Warning: The following is definitely a first-world problem. If you have ever used the gear selector on a Range Rover or Land Rover, then you might be confused by the COMAND system’s rotary controller, at first. They’re almost identically shaped — puckish, so to speak — but for the COMAND’s overhanging touchpad (which itself imbues several other sightless controls). I recently drove an LR4 and Range Rover Evoque before testing the GLC. Long story short: the first I was trying to reverse, I inadvertently switched from Elvis’s 24/7 satellite radio station to Ozzie’s Boneyard — which some would argue is just a different move backwards.
Any other complaints?
Well, my beard’s grown in gray; my lower back is chronically sore; and don’t get me started about the music the kids are listening to these days! Oh, wait a second.
Other complaints about the Mercedes-Benz GLC 300? Just minor ones.
1) Odd that a setup so bent on putting everything at a driver’s fingertips to keep her eyes on the road has no head-up display. Such a feature would make the already excellent human/machine interface even better.
2) Be careful fiddling with the light switches. There are “parking lights”, which illuminate either side of the car, front or back, not something we use in North America much. If you turn one on, inadvertently or not, you need to turn it back off too. It has no timer because some Europeans like to leave the parking light on, so that other drivers can see them (presumably, they don’t use headlights?) and don’t drive into them. The manual says the car extinguishes any lights left on before the battery drains, but I didn’t test the claim’s veracity.
Maybe such nitpicking deserves a thrown bone. Let’s talk a bit about the manufacturer’s online retail experience.
Did you know about the Mercedes-Benz OnlineCode System?
The specific car you buy, from its colour to the assorted upgrades, has its own customized ‘brochure’. This tester’s code is M9311384, which you enter in the top right corner of the company’s Canadian website. See below for the many extras you’ll find there, not included in the base model. Fortunately, even with none of these add-ons, the 2016 GLC 300 4Matic still drives like a very r-r-responsive car.

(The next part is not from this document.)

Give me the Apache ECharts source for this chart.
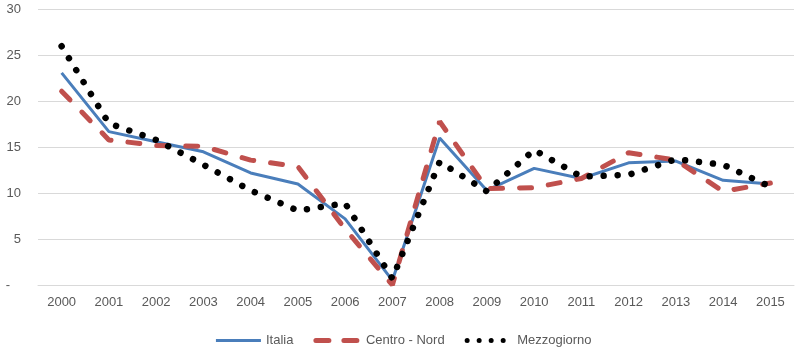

4 years/80,000 km; 4 years/80,000 km powertrain; 5 years/unlimited distance corrosion perforation; 4 years/unlimited distance roadside assistance
|Model Tested||2016 Mercedes-Benz GLC 300 4MATIC|
|Price as Tested||$62,640|
Premium Package $4,900 – Easy-Pack Power Tailgate, COMAND Online Navigation w/MB Apps, Panoramic Sunroof, Illuminated Door Sill Panels, Ambient lighting, Rear View Camera, DVD Drive; Premium Plus Package $2,900 – 115V Power Socket, Parking Package, Memory Package w/ Power Steering Column, Power Adjustable Passenger's Seat, Integrated Garage Door Opener, Heated Rear Seats, PARKTRONIC w / Active Parking Assist, KEYLESS-GO; Intelligent Drive Package $2,700 – Active Blind Spot Assist, Active Lane Keeping Assist, DISTRONIC PLUS with Steering Assist, BAS PLUS with Cross-Traffic Assist, PRE-SAFE Brake (Autonomous emergency braking), PRE-SAFE PLUS for rear-end collision; Sport Package $1,500 – AMG Exterior Package, AMG Styling Package, 19" AMG 5-twin-spoke light-alloy wheels; LED Light System $1,700 – Adaptive Highbeam Assist (AHA), LED Intelligent Light System; running boards $750, Burmeister sound system $1,000, Sirius satellite radio $475, 360-degree Surround View camera $595, trailer hitch $675, heated steering wheel $250, open pore dark ash wood trim $250.